Leaving out every picture, retype the lines below from the top through the one that contains "vdist_ticks = [1, 3, 5, 7]".

── DATA LINES

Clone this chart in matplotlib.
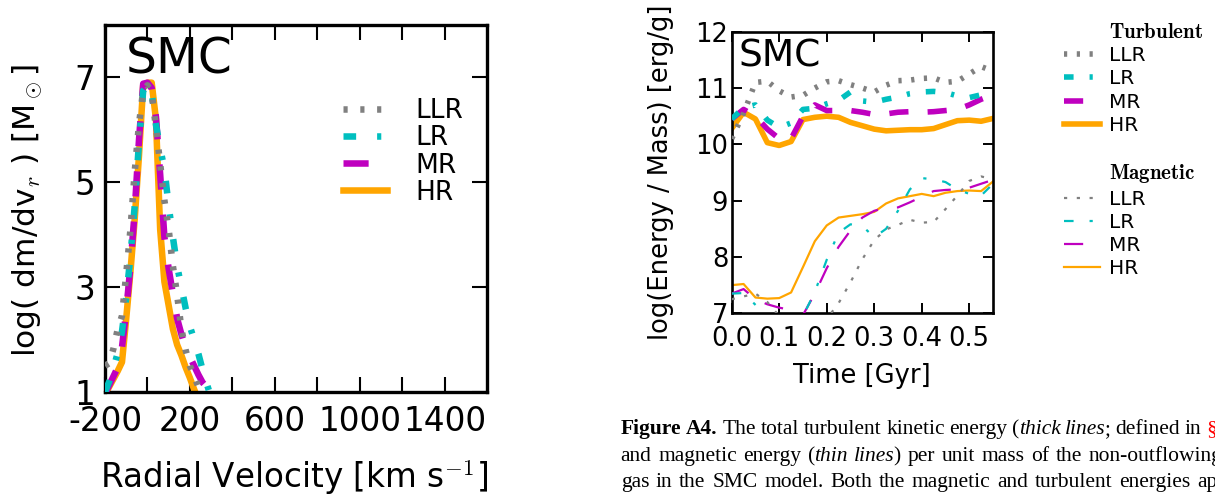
import matplotlib
matplotlib.use("Agg")
import matplotlib.pyplot as plt
from matplotlib.lines import Line2D

plt.rcParams.update({
    "font.family": "DejaVu Sans",
    "mathtext.fontset": "cm",
    "lines.scale_dashes": False,
})

# ---------------- data: radial velocity distribution ----------------
vr = [-200, -180, -160, -140, -120, -100, -80, -60, -40, -20, 0, 20, 40,
      60, 80, 100, 120, 140, 160, 180, 200, 220, 240, 260, 280, 300]
vdist_llr = [1.50, 1.55, 1.83, 2.20, 2.45, 3.25, 4.10, 5.20, 6.10, 6.75, 6.85, 6.70, 6.05,
             5.35, 4.65, 4.10, 3.40, 2.85, 2.20, 1.80, 1.50, 1.30, 1.10, 0.90, 0.80, 0.70]
vdist_lr = [1.00, 1.20, 1.45, 1.75, 2.15, 2.80, 3.60, 4.55, 5.75, 6.75, 6.87, 6.70, 6.10,
            5.65, 5.25, 4.55, 3.95, 3.40, 3.00, 2.60, 2.25, 2.00, 1.73, 1.42, 1.15, 0.90]
vdist_mr = [0.97, 1.13, 1.30, 1.47, 1.85, 2.55, 3.40, 4.45, 5.80, 6.88, 6.90, 6.80, 6.25,
            5.15, 3.95, 3.35, 2.87, 2.40, 2.10, 1.83, 1.67, 1.50, 1.33, 1.18, 1.09, 0.95]
vdist_hr = [0.95, 1.10, 1.25, 1.40, 1.57, 2.40, 3.30, 4.30, 5.50, 6.85, 6.90, 6.90, 6.20,
            4.10, 3.10, 2.65, 2.20, 1.90, 1.70, 1.47, 1.27, 1.05, 0.85, 0.70, 0.60, 0.50]

vr_ticks = [-200, 0, 200, 400, 600, 800, 1000, 1200, 1400]
vr_ticklabels = ["-200", "", "200", "", "600", "", "1000", "", "1400"]
vdist_ticks = [1, 3, 5, 7]

# ---------------- data: energy per unit mass vs time ----------------
time_gyr = [0.000, 0.025, 0.050, 0.075, 0.100, 0.125, 0.150, 0.175, 0.200, 0.225, 0.250, 0.275,
            0.300, 0.325, 0.350, 0.375, 0.400, 0.425, 0.450, 0.475, 0.500, 0.525, 0.550]
turb_llr = [10.10, 10.55, 11.10, 11.12, 10.95, 10.84, 10.87, 11.00, 11.11, 11.13, 11.06, 11.00,
            10.93, 11.05, 11.13, 11.14, 11.17, 11.18, 11.10, 11.12, 11.25, 11.38, 11.30]
turb_lr = [10.45, 10.65, 10.70, 10.43, 10.30, 10.38, 10.62, 10.64, 10.72, 10.78, 10.93, 10.77,
           10.75, 10.80, 10.84, 10.90, 10.93, 10.94, 10.92, 10.86, 10.83, 10.88, 10.96]
turb_mr = [10.45, 10.62, 10.50, 10.27, 10.10, 10.10, 10.50, 10.70, 10.60, 10.60, 10.60, 10.57,
           10.53, 10.54, 10.57, 10.58, 10.57, 10.58, 10.60, 10.62, 10.70, 10.80, 10.88]
turb_hr = [10.28, 10.57, 10.45, 10.03, 9.98, 10.05, 10.44, 10.48, 10.50, 10.48, 10.39, 10.33,
           10.27, 10.24, 10.25, 10.26, 10.26, 10.28, 10.35, 10.42, 10.43, 10.41, 10.46]
mag_llr = [7.25, 7.30, 7.35, 7.20, 6.95, 6.85, 6.80, 6.82, 6.90, 7.18, 7.55, 7.96,
           8.30, 8.49, 8.57, 8.66, 8.61, 8.62, 8.85, 9.09, 9.35, 9.43, 9.38]
mag_lr = [7.35, 7.36, 7.15, 6.95, 6.90, 6.88, 6.95, 7.38, 7.95, 8.43, 8.58, 8.55,
          8.35, 8.50, 8.82, 9.20, 9.40, 9.38, 9.33, 9.20, 9.12, 9.09, 9.30]
mag_mr = [7.35, 7.43, 7.25, 7.16, 7.10, 7.06, 6.97, 7.35, 7.80, 8.18, 8.47, 8.70,
          8.82, 8.87, 8.88, 8.97, 9.07, 9.17, 9.19, 9.20, 9.23, 9.30, 9.37]
mag_hr = [7.50, 7.52, 7.28, 7.26, 7.27, 7.37, 7.82, 8.28, 8.56, 8.70, 8.73, 8.76,
          8.80, 8.95, 9.04, 9.08, 9.12, 9.08, 9.14, 9.17, 9.18, 9.17, 9.34]

time_ticks = [0.0, 0.1, 0.2, 0.3, 0.4, 0.5]
energy_ticks = [7, 8, 9, 10, 11, 12]

run_names = ["LLR", "LR", "MR", "HR"]
run_colors = ["grey", "c", "m", "orange"]

# dash patterns (points) for the two panels
dash_left = [(0, (3.0, 9.1)), (0, (9.1, 15.1, 3.0, 15.1)), (0, (18.1, 18.1)), "-"]
dash_right = [(0, (2.3, 6.9)), (0, (6.9, 11.5, 2.3, 11.5)), (0, (13.8, 13.8)), "-"]

W, H = 1215, 496
fig = plt.figure(figsize=(W / 100, H / 100), dpi=100)

# ---------------- left panel ----------------
ax1 = fig.add_axes([105 / W, 1 - 392 / H, 382 / W, 367 / H])
vdists = [vdist_llr, vdist_lr, vdist_mr, vdist_hr]
lines1 = []
for i in range(4):
    ln, = ax1.plot(vr, vdists[i], color=run_colors[i], linestyle=dash_left[i],
                   lw=4.7, label=run_names[i], zorder=5 - i)
    lines1.append(ln)
ax1.set_xlim(-200, 1600)
ax1.set_ylim(1, 8)
ax1.set_xticks(vr_ticks)
ax1.set_xticklabels(vr_ticklabels)
ax1.set_yticks(vdist_ticks)
ax1.set_yticklabels([str(v) for v in vdist_ticks])
ax1.tick_params(direction="in", top=True, right=True, length=10.5, width=1.5,
                labelsize=23.5)
ax1.tick_params(axis="x", pad=9.5)
ax1.tick_params(axis="y", pad=7)
for sp in ax1.spines.values():
    sp.set_linewidth(2.4)
ax1.set_xlabel(r"Radial Velocity [km s$^{-1}$]", fontsize=23.5)
ax1.xaxis.set_label_coords(0.496, -0.177)
ax1.set_ylabel(r"log( dm/dv$_r$ ) [M$_\odot$]", fontsize=22.5)
ax1.yaxis.set_label_coords(-0.16, 0.495)
ax1.text(0.054, 0.869, "SMC", transform=ax1.transAxes, fontsize=35, va="baseline")
ax1.legend(handles=lines1, loc="upper left", bbox_to_anchor=(0.623, 0.800),
           frameon=False, fontsize=19, handlelength=1.67, handletextpad=1.06,
           labelspacing=0.04, borderaxespad=0, borderpad=0)

# ---------------- right panel ----------------
ax2 = fig.add_axes([731.7 / W, 1 - 313.3 / H, 261.3 / W, 281.6 / H])
turbs = [turb_llr, turb_lr, turb_mr, turb_hr]
mags = [mag_llr, mag_lr, mag_mr, mag_hr]
turb_lines, mag_lines = [], []
for i in range(4):
    ln, = ax2.plot(time_gyr, turbs[i], color=run_colors[i], linestyle=dash_right[i],
                   lw=4.0, label=run_names[i], zorder=5 - i)
    turb_lines.append(ln)
for i in range(4):
    ln, = ax2.plot(time_gyr, mags[i], color=run_colors[i], linestyle=dash_right[i],
                   lw=1.6, label=run_names[i], zorder=5 - i)
    mag_lines.append(ln)
ax2.set_xlim(0, 0.55)
ax2.set_ylim(7, 12)
ax2.set_xticks(time_ticks)
ax2.set_xticklabels([f"{v:.1f}" for v in time_ticks])
ax2.set_yticks(energy_ticks)
ax2.set_yticklabels([str(v) for v in energy_ticks])
ax2.tick_params(direction="in", top=True, right=True, length=7.5, width=1.4,
                labelsize=18.5)
ax2.tick_params(axis="x", pad=9.5)
ax2.tick_params(axis="y", pad=2.5)
for sp in ax2.spines.values():
    sp.set_linewidth(1.9)
ax2.set_xlabel("Time [Gyr]", fontsize=18.5)
ax2.xaxis.set_label_coords(0.5, -0.178)
ax2.set_ylabel("log(Energy / Mass) [erg/g]", fontsize=18.5)
ax2.yaxis.set_label_coords(-0.221, 0.5)
ax2.text(0.025, 0.876, "SMC", transform=ax2.transAxes, fontsize=27, va="baseline")

blank = Line2D([], [], linestyle="none")
leg_handles = ([blank] + turb_lines + [blank, blank] + mag_lines)
leg_labels = ([r"$\mathbf{Turbulent}$"] + run_names + [" ", r"$\mathbf{Magnetic}$"] + run_names)
leg = fig.legend(leg_handles, leg_labels, loc="upper left",
                 bbox_to_anchor=(1064 / W, 1 - 22 / H), frameon=False, fontsize=14.5,
                 handlelength=1.79, handletextpad=0.46, labelspacing=0.21,
                 borderaxespad=0, borderpad=0)
for txt in leg.get_texts():
    if "mathbf" in txt.get_text():
        txt.set_fontsize(15)

# ---------------- caption (justified lines) ----------------
cap_fs = 15.5
cap_family = "Liberation Serif"
cap_x0 = 620.7
cap_y = [1 - 434 / H, 1 - 461 / H, 1 - 487 / H]
cap_right = [1217, 1222, 1217]   # right margin of each justified line, pixels
R_ = dict(weight="normal", style="normal")
B_ = dict(weight="bold", style="normal")
I_ = dict(weight="normal", style="italic")


def plain(words, color="black"):
    return [[(w, R_, color)] for w in words.split()]


cap_words = [
    [[("Figure", B_, "black")], [("A4.", B_, "black")]]
    + plain("The total turbulent kinetic energy")
    + [[("(", R_, "black"), ("thick", I_, "black")],
       [("lines", I_, "black"), (";", R_, "black")]]
    + plain("defined in") + [[("\u00a7", R_, "red")]],
    plain("and magnetic energy")
    + [[("(", R_, "black"), ("thin", I_, "black")],
       [("lines", I_, "black"), (")", R_, "black")]]
    + plain("per unit mass of the non-outflowing"),
    plain("gas in the SMC model. Both the magnetic and turbulent energies ap"),
]

renderer = fig.canvas.get_renderer()


def draw_word(x, y, word):
    """Draw the pieces of one word side by side; return the artists and right edge."""
    arts = []
    for s, style, col in word:
        t = fig.text(x / W, y, s, family=cap_family, fontsize=cap_fs, color=col,
                     va="baseline", ha="left", **style)
        x = t.get_window_extent(renderer).x1 - 1.0
        arts.append(t)
    return arts, x


for words, y, right in zip(cap_words, cap_y, cap_right):
    # measure natural widths first
    widths = []
    for word in words:
        arts, x1 = draw_word(0, y, word)
        widths.append(x1 + 1.0)
        for a in arts:
            a.remove()
    gap = (right - cap_x0 - sum(widths)) / (len(words) - 1)
    x = cap_x0
    for word, w in zip(words, widths):
        draw_word(x, y, word)
        x += w + gap

fig.savefig("out.png", dpi=100)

────

=== RESPONSE TO THE EXERCISE ===
Clone this chart in matplotlib.
import matplotlib
matplotlib.use("Agg")
import matplotlib.pyplot as plt
from matplotlib.lines import Line2D

plt.rcParams.update({
    "font.family": "DejaVu Sans",
    "mathtext.fontset": "cm",
    "lines.scale_dashes": False,
})

# ---------------- data: radial velocity distribution ----------------
vr = [-200, -180, -160, -140, -120, -100, -80, -60, -40, -20, 0, 20, 40,
      60, 80, 100, 120, 140, 160, 180, 200, 220, 240, 260, 280, 300]
vdist_llr = [1.50, 1.55, 1.83, 2.20, 2.45, 3.25, 4.10, 5.20, 6.10, 6.75, 6.85, 6.70, 6.05,
             5.35, 4.65, 4.10, 3.40, 2.85, 2.20, 1.80, 1.50, 1.30, 1.10, 0.90, 0.80, 0.70]
vdist_lr = [1.00, 1.20, 1.45, 1.75, 2.15, 2.80, 3.60, 4.55, 5.75, 6.75, 6.87, 6.70, 6.10,
            5.65, 5.25, 4.55, 3.95, 3.40, 3.00, 2.60, 2.25, 2.00, 1.73, 1.42, 1.15, 0.90]
vdist_mr = [0.97, 1.13, 1.30, 1.47, 1.85, 2.55, 3.40, 4.45, 5.80, 6.88, 6.90, 6.80, 6.25,
            5.15, 3.95, 3.35, 2.87, 2.40, 2.10, 1.83, 1.67, 1.50, 1.33, 1.18, 1.09, 0.95]
vdist_hr = [0.95, 1.10, 1.25, 1.40, 1.57, 2.40, 3.30, 4.30, 5.50, 6.85, 6.90, 6.90, 6.20,
            4.10, 3.10, 2.65, 2.20, 1.90, 1.70, 1.47, 1.27, 1.05, 0.85, 0.70, 0.60, 0.50]

vr_ticks = [-200, 0, 200, 400, 600, 800, 1000, 1200, 1400]
vr_ticklabels = ["-200", "", "200", "", "600", "", "1000", "", "1400"]
vdist_ticks = [1, 3, 5, 7]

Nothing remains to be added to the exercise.